Material for this task.
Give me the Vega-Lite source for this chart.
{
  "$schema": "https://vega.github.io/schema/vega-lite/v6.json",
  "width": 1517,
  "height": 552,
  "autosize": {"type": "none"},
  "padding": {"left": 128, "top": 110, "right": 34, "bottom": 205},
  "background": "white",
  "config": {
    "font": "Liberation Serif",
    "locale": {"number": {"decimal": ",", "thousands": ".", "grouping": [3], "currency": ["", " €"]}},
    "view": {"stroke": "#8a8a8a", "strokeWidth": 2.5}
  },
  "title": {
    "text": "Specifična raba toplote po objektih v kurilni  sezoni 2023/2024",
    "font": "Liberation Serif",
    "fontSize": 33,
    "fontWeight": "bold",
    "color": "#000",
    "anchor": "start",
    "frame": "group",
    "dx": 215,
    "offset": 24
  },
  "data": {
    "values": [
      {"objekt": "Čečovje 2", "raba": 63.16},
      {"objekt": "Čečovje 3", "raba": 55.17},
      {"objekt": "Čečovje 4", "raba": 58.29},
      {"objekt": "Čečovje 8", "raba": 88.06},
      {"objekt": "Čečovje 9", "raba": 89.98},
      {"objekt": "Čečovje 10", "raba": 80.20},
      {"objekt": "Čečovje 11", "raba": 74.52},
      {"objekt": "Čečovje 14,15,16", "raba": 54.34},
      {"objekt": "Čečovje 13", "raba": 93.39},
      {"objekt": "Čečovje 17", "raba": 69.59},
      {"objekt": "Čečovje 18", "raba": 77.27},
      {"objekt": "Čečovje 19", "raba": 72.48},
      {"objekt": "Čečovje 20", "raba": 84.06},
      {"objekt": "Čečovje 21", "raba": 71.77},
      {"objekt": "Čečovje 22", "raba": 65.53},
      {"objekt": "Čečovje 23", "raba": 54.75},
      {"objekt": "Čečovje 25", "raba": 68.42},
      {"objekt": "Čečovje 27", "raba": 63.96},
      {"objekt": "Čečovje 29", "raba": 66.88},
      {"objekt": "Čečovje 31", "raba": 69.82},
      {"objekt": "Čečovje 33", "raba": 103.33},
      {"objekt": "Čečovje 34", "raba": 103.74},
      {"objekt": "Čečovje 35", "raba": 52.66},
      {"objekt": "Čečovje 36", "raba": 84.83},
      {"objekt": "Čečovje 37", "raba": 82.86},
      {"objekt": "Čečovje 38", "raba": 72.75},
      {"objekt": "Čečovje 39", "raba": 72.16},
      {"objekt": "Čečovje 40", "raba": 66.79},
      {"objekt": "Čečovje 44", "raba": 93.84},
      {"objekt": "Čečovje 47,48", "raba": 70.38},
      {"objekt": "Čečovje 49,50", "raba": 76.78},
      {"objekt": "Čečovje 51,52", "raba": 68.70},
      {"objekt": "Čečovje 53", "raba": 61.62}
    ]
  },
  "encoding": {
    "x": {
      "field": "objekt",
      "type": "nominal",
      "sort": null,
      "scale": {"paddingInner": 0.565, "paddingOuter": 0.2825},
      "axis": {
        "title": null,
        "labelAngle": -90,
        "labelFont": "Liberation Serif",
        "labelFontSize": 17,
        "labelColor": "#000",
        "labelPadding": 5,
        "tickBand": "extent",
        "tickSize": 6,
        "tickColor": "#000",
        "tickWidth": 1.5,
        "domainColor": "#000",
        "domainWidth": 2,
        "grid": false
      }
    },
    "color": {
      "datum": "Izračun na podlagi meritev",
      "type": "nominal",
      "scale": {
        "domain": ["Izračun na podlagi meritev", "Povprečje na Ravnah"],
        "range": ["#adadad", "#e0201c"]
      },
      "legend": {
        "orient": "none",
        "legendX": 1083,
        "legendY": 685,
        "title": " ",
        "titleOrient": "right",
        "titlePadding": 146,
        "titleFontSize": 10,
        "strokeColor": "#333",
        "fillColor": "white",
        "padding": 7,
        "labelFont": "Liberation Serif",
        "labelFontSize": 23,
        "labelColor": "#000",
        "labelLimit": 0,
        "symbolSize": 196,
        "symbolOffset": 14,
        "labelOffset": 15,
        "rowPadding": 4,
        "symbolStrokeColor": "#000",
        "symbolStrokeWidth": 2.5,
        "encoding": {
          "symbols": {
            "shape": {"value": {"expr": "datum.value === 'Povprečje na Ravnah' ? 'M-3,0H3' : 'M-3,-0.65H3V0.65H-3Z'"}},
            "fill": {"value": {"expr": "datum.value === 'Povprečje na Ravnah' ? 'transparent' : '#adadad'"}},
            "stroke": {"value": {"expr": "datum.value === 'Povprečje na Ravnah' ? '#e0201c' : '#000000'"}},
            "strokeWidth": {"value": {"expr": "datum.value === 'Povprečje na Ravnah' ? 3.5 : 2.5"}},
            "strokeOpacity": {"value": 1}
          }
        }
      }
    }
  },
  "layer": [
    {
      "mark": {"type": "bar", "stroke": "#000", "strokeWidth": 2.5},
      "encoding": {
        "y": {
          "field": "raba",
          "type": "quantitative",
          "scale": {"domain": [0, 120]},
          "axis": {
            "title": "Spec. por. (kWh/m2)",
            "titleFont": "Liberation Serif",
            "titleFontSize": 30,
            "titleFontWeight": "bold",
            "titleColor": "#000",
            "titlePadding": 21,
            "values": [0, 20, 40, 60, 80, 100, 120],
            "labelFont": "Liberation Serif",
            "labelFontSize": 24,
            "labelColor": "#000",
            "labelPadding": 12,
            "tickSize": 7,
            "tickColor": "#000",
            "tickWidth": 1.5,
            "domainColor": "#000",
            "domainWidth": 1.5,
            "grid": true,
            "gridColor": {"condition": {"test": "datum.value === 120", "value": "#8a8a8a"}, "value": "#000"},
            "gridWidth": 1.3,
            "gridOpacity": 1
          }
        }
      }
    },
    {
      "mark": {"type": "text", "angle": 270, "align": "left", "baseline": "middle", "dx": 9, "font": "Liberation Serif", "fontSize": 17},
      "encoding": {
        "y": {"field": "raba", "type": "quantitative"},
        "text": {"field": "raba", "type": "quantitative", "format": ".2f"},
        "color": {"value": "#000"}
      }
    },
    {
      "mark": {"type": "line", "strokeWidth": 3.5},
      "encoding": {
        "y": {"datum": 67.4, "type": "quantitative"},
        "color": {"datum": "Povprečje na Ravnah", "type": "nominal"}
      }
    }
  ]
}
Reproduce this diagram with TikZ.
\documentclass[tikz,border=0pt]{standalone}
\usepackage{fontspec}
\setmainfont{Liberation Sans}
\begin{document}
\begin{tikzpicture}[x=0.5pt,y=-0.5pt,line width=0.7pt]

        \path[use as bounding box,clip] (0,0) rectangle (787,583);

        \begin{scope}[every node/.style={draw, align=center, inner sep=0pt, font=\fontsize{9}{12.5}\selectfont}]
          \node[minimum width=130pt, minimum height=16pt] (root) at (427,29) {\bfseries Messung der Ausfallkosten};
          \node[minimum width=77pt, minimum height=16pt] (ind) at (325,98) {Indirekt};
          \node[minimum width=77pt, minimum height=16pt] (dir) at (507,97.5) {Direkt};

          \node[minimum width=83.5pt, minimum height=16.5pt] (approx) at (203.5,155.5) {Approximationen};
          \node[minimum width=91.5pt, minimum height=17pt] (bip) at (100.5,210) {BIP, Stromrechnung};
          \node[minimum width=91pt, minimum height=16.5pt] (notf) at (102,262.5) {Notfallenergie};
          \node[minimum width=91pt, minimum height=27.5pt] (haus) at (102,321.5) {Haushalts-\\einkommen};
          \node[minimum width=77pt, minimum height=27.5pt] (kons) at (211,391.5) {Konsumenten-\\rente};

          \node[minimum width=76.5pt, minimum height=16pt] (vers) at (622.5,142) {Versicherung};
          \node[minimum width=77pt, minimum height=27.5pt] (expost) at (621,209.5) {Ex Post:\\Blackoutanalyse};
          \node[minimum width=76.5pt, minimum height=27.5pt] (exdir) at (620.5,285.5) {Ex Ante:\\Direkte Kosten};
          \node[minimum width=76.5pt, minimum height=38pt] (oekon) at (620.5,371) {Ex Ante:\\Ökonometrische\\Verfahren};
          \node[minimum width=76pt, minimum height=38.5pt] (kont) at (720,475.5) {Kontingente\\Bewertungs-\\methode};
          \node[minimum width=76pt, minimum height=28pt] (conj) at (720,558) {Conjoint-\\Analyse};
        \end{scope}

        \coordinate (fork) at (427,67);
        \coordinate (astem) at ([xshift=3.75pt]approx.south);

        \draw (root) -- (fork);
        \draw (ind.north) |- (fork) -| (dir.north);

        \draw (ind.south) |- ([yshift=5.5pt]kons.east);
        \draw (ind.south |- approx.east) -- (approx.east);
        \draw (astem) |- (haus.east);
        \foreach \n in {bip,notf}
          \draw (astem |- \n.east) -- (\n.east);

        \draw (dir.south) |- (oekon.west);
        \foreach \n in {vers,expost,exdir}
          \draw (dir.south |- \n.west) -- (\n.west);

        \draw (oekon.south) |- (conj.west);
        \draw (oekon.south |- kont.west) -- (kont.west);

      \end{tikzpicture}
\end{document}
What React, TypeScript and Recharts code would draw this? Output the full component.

Given exercise.
Only the lines from the one containing "Reproduce this diagram with TikZ." to the one containing "(0,0) rectangle (787,583);" are to be printed, both ends included, exactly as written.

Written answer.
Reproduce this diagram with TikZ.
\documentclass[tikz,border=0pt]{standalone}
\usepackage{fontspec}
\setmainfont{Liberation Sans}
\begin{document}
\begin{tikzpicture}[x=0.5pt,y=-0.5pt,line width=0.7pt]

        \path[use as bounding box,clip] (0,0) rectangle (787,583);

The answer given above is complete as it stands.